Abstract: The connection between continuous-time dynamics and discrete-time algorithms has led to the introduction of several methods in optimization. We add to this body of work by introducing a family of descent dynamics and descent algorithms with matching non-asymptotic convergence guarantees. This framework recovers many standard results in optimization. In addition, we provide a description of several general frameworks for accelerating descent algorithms when the objective function is convex. We use these framework to analyze a simple first-order algorithm called rescaled gradient descent (RGD), and show RGD achieves much faster convergence rate guarantees than gradient descent when the function is sufficiently smooth. Throughout we provide several examples and numerical demonstrations.

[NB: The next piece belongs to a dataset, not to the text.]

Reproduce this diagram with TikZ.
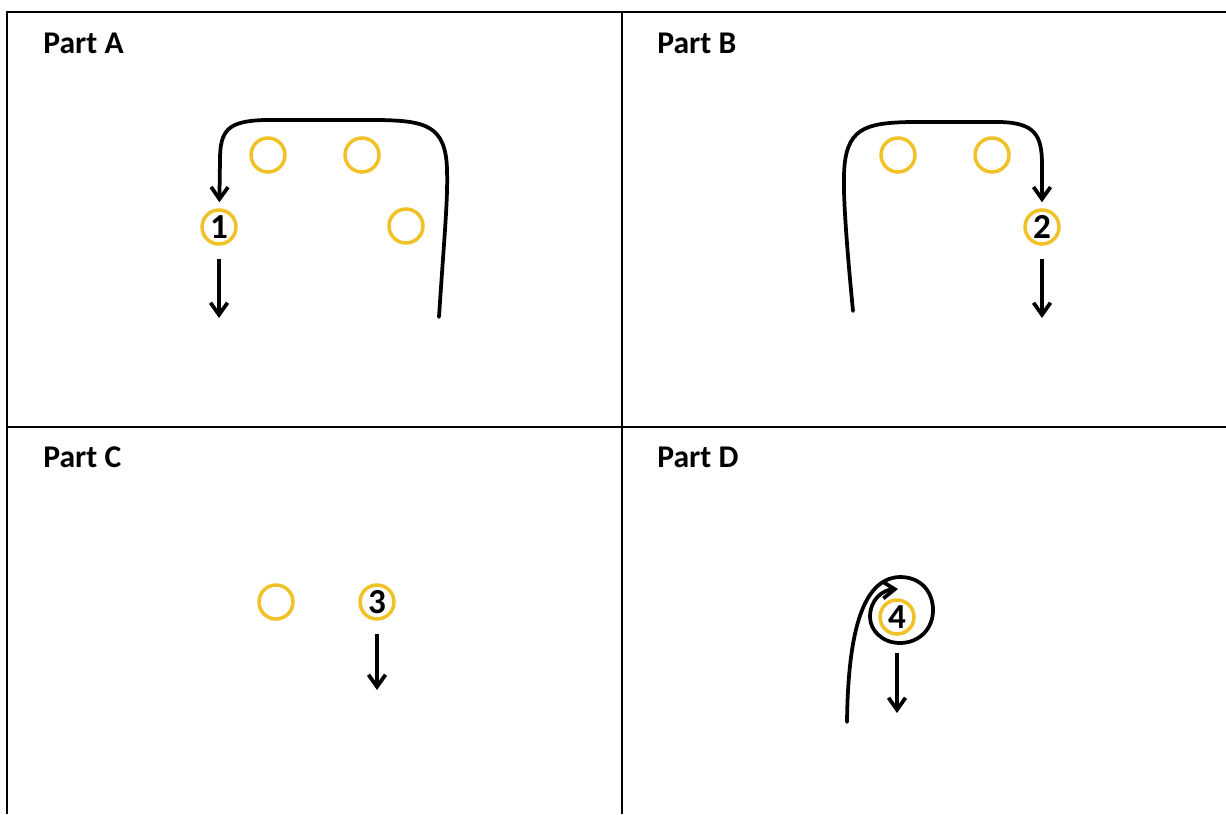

Bio: Ashia Wilson is a postdoctoral candidate at Microsoft Research, New England. She received her doctorate in Statistics from the UC Berkeley, with undergraduate degrees from Harvard. Her work focuses on designing and analyzing algorithms for inference by utilizing dynamical systems and various tools from Physics. At Berkeley, she was advised by Michael Jordan and Benjamin Recht. She has been the recipient of several fellowships including the Berkeley Chancellors Fellowship and the NSF Graduate Research Fellowship.